US President George W. Bush on Thursday designated six foreign captives in what he has called the war on terrorism as eligible to be tried before US military commissions, the Defense Department said.
"The president determined that there is reason to believe that each of these enemy combatants was a member of al-Qaeda or was otherwise involved in terrorism directed against the United States," the Pentagon said in a statement.
Senior defense officials, briefing reporters on condition of anonymity, declined to reveal many details of the process. They refused to identify the six individuals by name or even by nationality, saying no charges have yet been brought against them and that their identities may never be announced.
The Pentagon was next to decide whether the six will be brought to trial before commissions and on what charges, the officials said.
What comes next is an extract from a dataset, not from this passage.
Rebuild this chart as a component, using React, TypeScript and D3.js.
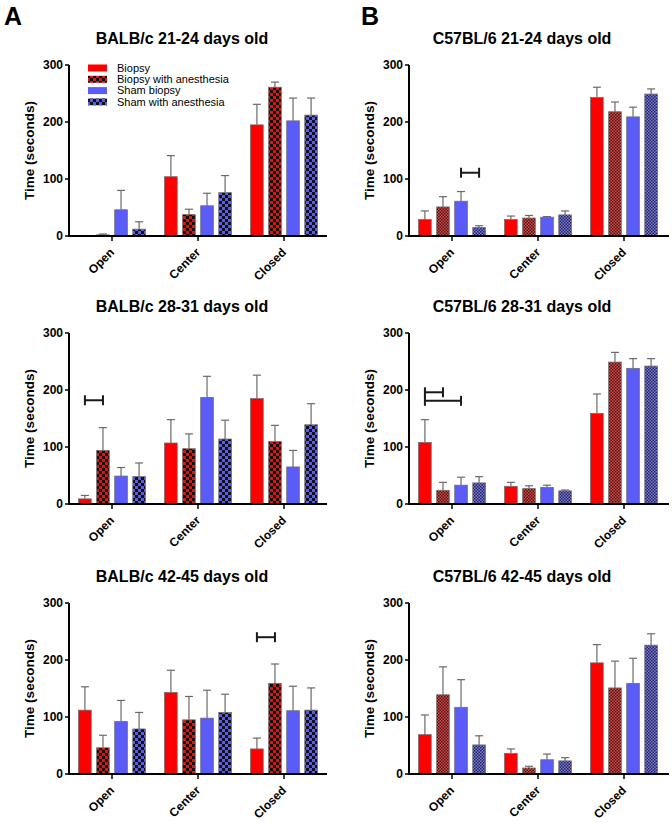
import React from "react";
import * as d3 from "d3";

// categories on the x axis and the four groups
const categories = ["Open", "Center", "Closed"];
const seriesNames = ["Biopsy", "Biopsy with anesthesia", "Sham biopsy", "Sham with anesthesia"];
const yTicks = [0, 100, 200, 300];

// means: one row per category (Open, Center, Closed), one value per group
const balb2124Mean = [[0.5, 2, 46, 12], [104, 37.5, 53, 76], [195, 261, 202, 212]];
const balb2124Sem = [[0.3, 1.5, 34, 13], [37, 9.5, 22, 30], [36, 9, 40, 30]];

const balb2831Mean = [[9, 94, 49, 48], [107, 97, 187, 114], [185, 109.5, 65, 139]];
const balb2831Sem = [[6, 40, 15, 24], [41, 26, 37, 33], [41, 28.5, 29, 37]];

const balb4245Mean = [[112, 46, 92, 79], [143, 95, 98, 108], [44, 159, 111, 112]];
const balb4245Sem = [[41, 22, 37, 29], [39, 41, 49, 32], [19, 34, 43, 39]];

const c57_2124Mean = [[29, 51, 61, 15], [29, 31.5, 33, 37], [243, 218, 209, 249]];
const c57_2124Sem = [[15, 18, 17, 3], [6, 4.5, 1, 7], [18, 17, 17, 9]];

const c57_2831Mean = [[108, 24, 33, 37], [31, 27, 29, 23], [159, 249, 238, 242]];
const c57_2831Sem = [[40, 14, 14, 11], [7, 5, 4, 1.5], [34, 17, 17, 13]];

const c57_4245Mean = [[69, 139, 117, 51], [36, 10.5, 25, 23], [195, 151, 159, 226]];
const c57_4245Sem = [[34.5, 49, 48.5, 16], [8, 3, 10, 5.6], [32, 47, 44, 20]];

// significance brackets: category index, from group, to group, height (seconds)
const balb2831Brackets = [{ cat: 0, from: 0, to: 1, value: 182 }];
const balb4245Brackets = [{ cat: 2, from: 0, to: 1, value: 240 }];
const c57_2124Brackets = [{ cat: 0, from: 2, to: 3, value: 111 }];
const c57_2831Brackets = [{ cat: 0, from: 0, to: 1, value: 196 }, { cat: 0, from: 0, to: 2, value: 181 }];

const panels = [
  { title: "BALB/c 21-24 days old", col: 0, row: 0, mean: balb2124Mean, sem: balb2124Sem, brackets: [], legend: true },
  { title: "BALB/c 28-31 days old", col: 0, row: 1, mean: balb2831Mean, sem: balb2831Sem, brackets: balb2831Brackets },
  { title: "BALB/c 42-45 days old", col: 0, row: 2, mean: balb4245Mean, sem: balb4245Sem, brackets: balb4245Brackets },
  { title: "C57BL/6 21-24 days old", col: 1, row: 0, mean: c57_2124Mean, sem: c57_2124Sem, brackets: c57_2124Brackets },
  { title: "C57BL/6 28-31 days old", col: 1, row: 1, mean: c57_2831Mean, sem: c57_2831Sem, brackets: c57_2831Brackets },
  { title: "C57BL/6 42-45 days old", col: 1, row: 2, mean: c57_4245Mean, sem: c57_4245Sem, brackets: [] },
];

const W = 672;
const H = 826;
const FONT = "'Liberation Sans', Arial, Helvetica, sans-serif";
const RED = "#ff0000";
const BLUE = "#5b5bf8";
const BAR_STROKE = "#6e6e6e";
const ERR_COLOR = "#6a6a6a";

const colX = [69, 409];
const rowY0 = [236, 504, 774];
const plotW = 258;
const plotH = 171;

type PanelProps = { p: any; fine: boolean };

const Panel = ({ p, fine }: PanelProps) => {
  const x0 = colX[p.col];
  const y0 = rowY0[p.row];
  const x = d3.scaleBand().domain(categories).range([x0, x0 + plotW]);
  const y = d3.scaleLinear().domain([0, 300]).range([y0, y0 - plotH]);
  const inner = d3
    .scaleBand()
    .domain(seriesNames)
    .range([-x.bandwidth() * 0.42, x.bandwidth() * 0.42])
    .paddingInner(0.3)
    .paddingOuter(0.15);
  const suffix = fine ? "B" : "A";
  const fills = [RED, `url(#chkRed${suffix})`, BLUE, `url(#chkBlue${suffix})`];
  const centerOf = (c: number, s: number) =>
    (x(categories[c]) as number) + x.bandwidth() / 2 + (inner(seriesNames[s]) as number) + inner.bandwidth() / 2;

  return (
    <g>
      <text x={x0 + 113} y={y0 - plotH - 21} textAnchor="middle" fontSize={16} fontWeight="bold">
        {p.title}
      </text>

      {/* bars + error bars */}
      {categories.map((cat, ci) =>
        seriesNames.map((s, si) => {
          const v = p.mean[ci][si];
          const top = v + p.sem[ci][si];
          const bx = (x(cat) as number) + x.bandwidth() / 2 + (inner(s) as number);
          const cx = bx + inner.bandwidth() / 2;
          return (
            <g key={cat + s}>
              <line x1={cx} x2={cx} y1={y(v)} y2={y(top)} stroke={ERR_COLOR} strokeWidth={1.2} />
              <line x1={cx - 4} x2={cx + 4} y1={y(top)} y2={y(top)} stroke={ERR_COLOR} strokeWidth={1.2} />
              <rect
                x={bx}
                y={y(v)}
                width={inner.bandwidth()}
                height={y0 - y(v)}
                fill={fills[si]}
                stroke={BAR_STROKE}
                strokeWidth={0.8}
              />
            </g>
          );
        })
      )}

      {/* brackets */}
      {p.brackets.map((b: any, i: number) => {
        const xa = centerOf(b.cat, b.from);
        const xb = centerOf(b.cat, b.to);
        const yy = y(b.value);
        return (
          <g key={"br" + i} stroke="#1a1a1a" strokeWidth={2}>
            <line x1={xa} x2={xb} y1={yy} y2={yy} />
            <line x1={xa} x2={xa} y1={yy - 5} y2={yy + 5} />
            <line x1={xb} x2={xb} y1={yy - 5} y2={yy + 5} />
          </g>
        );
      })}

      {/* y axis */}
      <line x1={x0} x2={x0} y1={y(300)} y2={y0 + 1} stroke="#000" strokeWidth={2} />
      {yTicks.map((t) => (
        <g key={t}>
          <line x1={x0 - 4} x2={x0} y1={y(t)} y2={y(t)} stroke="#000" strokeWidth={1.5} />
          <text x={x0 - 6} y={y(t)} dy="0.35em" textAnchor="end" fontSize={12} fontWeight="bold">
            {t}
          </text>
        </g>
      ))}
      <text
        transform={`translate(${x0 - 40},${y0 - plotH / 2}) rotate(-90)`}
        dy="0.35em"
        textAnchor="middle"
        fontSize={13.5}
        fontWeight="bold"
      >
        Time (seconds)
      </text>

      {/* x axis */}
      <line x1={x0 - 1} x2={x0 + plotW + (fine ? 2 : 0)} y1={y0} y2={y0} stroke="#000" strokeWidth={2} />
      {categories.map((cat) => {
        const tx = (x(cat) as number) + x.bandwidth() / 2;
        return (
          <g key={cat}>
            <line x1={tx} x2={tx} y1={y0} y2={y0 + 5} stroke="#000" strokeWidth={1.5} />
            <text
              transform={`translate(${tx + 3},${y0 + 17}) rotate(-45)`}
              textAnchor="end"
              fontSize={12}
              fontWeight="bold"
            >
              {cat}
            </text>
          </g>
        );
      })}

      {p.legend && (
        <g>
          {seriesNames.map((s, si) => {
            const ly = y0 - plotH + 3 + si * 11.3;
            return (
              <g key={s}>
                <rect x={x0 + 19} y={ly - 3.5} width={19} height={7} fill={fills[si]} />
                <text x={x0 + 48} y={ly} dy="0.35em" fontSize={11}>
                  {s}
                </text>
              </g>
            );
          })}
        </g>
      )}
    </g>
  );
};

const Checker = ({ id, color, dark, size }: { id: string; color: string; dark: string; size: number }) => (
  <pattern id={id} width={size * 2} height={size * 2} patternUnits="userSpaceOnUse">
    <rect width={size * 2} height={size * 2} fill={color} />
    <rect width={size} height={size} fill={dark} />
    <rect x={size} y={size} width={size} height={size} fill={dark} />
  </pattern>
);

export default function App() {
  return (
    <svg
      width={W}
      height={H}
      style={{ position: "absolute", left: 0, top: 0, background: "#fff" }}
      fontFamily={FONT}
    >
      <defs>
        <Checker id="chkRedA" color="#dc1414" dark="#111" size={3} />
        <Checker id="chkBlueA" color="#5b5bf0" dark="#111" size={3} />
        <Checker id="chkRedB" color="#d84a4a" dark="#4a1414" size={1.5} />
        <Checker id="chkBlueB" color="#7a7ae2" dark="#24244e" size={1.5} />
      </defs>
      <rect width={W} height={H} fill="#fff" />
      <text x={4} y={25} fontSize={25} fontWeight="bold">A</text>
      <text x={361} y={25} fontSize={25} fontWeight="bold">B</text>
      {panels.map((p) => (
        <Panel key={p.title} p={p} fine={p.col === 1} />
      ))}
    </svg>
  );
}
They refused to put a time line on when charges may be brought or to say where the six are being held and whether they had been informed of Bush's action.
"We're not going to discuss particular aspects of any of the individual cases because it's just premature to do that," a senior official said.
The six were believed, however, to be among the more than 600 prisoners imprisoned at the US naval base at Guantanamo Bay, Cuba. Any trials are set to be held at Guantanamo.
Despite the secrecy, Australian Federal Attorney General Daryl Williams yesterday said an Australian national was among the six.
David Hicks, suspected of training with the al-Qaeda group, has been held without charge at Guantanamo Bay since being captured in December 2001 while fighting with the Taliban in Afghanistan.
Earlier, Hicks' lawyer, Stephen Kenny, confirmed Hicks had been put on the list.
"The American government are about to have the first six detainees at Guantanamo Bay put under President Bush's military order. David Hicks is to be one of the first six,'' Kenny said.
The Australian government believes Hicks trained with Osama bin Laden's al-Qaeda terror group.
A spokeswoman for Williams, speaking on condition of anonymity, said the government had pressed for Hicks to be given a fair hearing.
"The government has made every effort to ensure that if any Australian is prosecuted before a military commission, they will receive a fair trial that is transparent and that fundamental guarantees, such as a presumption of innocence, proof of guilt beyond a reasonable doubt and access to legal representation, are assured," the spokeswoman said.
Kenny said he did not know why Hicks was chosen.
"Whether [it is because] he is one of the most dangerous men in Guantanamo Bay, we would say that is extremely unlikely," Kenny said. "It could be that he is someone who has attracted publicity."
Human rights groups said the rules for the trials set by the Pentagon are biased toward the prosecution, place unacceptable conditions on the defense and allow for no independent judicial review by civilian courts.
Charges set out in the Pentagon's instructions for the trials could bring the death penalty.